Goal of the exercise: Only lines with the word "matplotlib" are needed; collect each of them from the listing below.
:::::
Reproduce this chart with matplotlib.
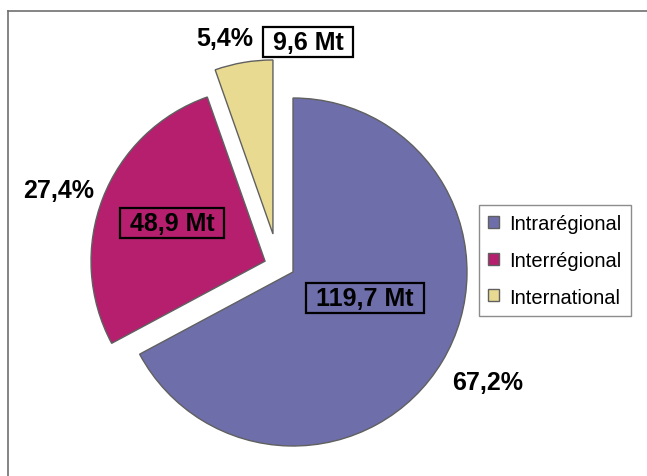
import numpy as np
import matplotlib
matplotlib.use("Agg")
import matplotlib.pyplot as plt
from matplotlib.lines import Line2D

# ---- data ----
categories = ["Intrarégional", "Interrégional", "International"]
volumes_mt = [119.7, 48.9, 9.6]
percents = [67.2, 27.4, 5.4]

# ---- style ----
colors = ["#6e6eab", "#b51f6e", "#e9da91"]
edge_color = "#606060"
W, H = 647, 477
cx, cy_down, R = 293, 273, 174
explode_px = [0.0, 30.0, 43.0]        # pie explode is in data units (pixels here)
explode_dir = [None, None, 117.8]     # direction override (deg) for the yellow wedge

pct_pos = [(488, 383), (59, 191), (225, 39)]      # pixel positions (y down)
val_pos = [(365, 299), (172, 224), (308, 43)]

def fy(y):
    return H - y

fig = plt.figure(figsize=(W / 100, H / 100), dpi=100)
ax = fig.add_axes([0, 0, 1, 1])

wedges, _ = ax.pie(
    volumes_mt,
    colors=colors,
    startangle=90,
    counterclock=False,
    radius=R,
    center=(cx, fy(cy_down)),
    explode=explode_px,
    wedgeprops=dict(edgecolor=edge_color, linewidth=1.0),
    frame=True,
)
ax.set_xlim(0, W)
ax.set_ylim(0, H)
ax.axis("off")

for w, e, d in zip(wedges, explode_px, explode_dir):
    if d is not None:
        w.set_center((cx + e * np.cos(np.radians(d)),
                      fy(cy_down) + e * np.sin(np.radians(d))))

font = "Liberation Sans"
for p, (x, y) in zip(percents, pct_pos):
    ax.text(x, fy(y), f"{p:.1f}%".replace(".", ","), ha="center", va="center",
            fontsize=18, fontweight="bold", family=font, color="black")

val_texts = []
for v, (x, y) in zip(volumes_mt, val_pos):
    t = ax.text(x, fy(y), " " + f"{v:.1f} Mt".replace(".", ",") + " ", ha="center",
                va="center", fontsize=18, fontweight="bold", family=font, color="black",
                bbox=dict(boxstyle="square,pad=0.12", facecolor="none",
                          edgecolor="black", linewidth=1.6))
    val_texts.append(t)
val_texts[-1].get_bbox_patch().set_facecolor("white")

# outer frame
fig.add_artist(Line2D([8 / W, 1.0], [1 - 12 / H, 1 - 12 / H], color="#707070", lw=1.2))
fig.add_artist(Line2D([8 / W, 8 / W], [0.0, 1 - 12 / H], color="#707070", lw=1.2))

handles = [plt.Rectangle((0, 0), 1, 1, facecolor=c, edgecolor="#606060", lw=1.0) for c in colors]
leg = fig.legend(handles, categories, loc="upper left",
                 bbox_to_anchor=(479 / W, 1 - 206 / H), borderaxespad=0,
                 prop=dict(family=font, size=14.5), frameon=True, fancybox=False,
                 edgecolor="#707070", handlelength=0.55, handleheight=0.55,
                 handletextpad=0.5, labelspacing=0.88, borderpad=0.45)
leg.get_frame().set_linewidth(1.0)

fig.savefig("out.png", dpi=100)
:::::
Complete response:
Reproduce this chart with matplotlib.
import matplotlib
matplotlib.use("Agg")
import matplotlib.pyplot as plt
from matplotlib.lines import Line2D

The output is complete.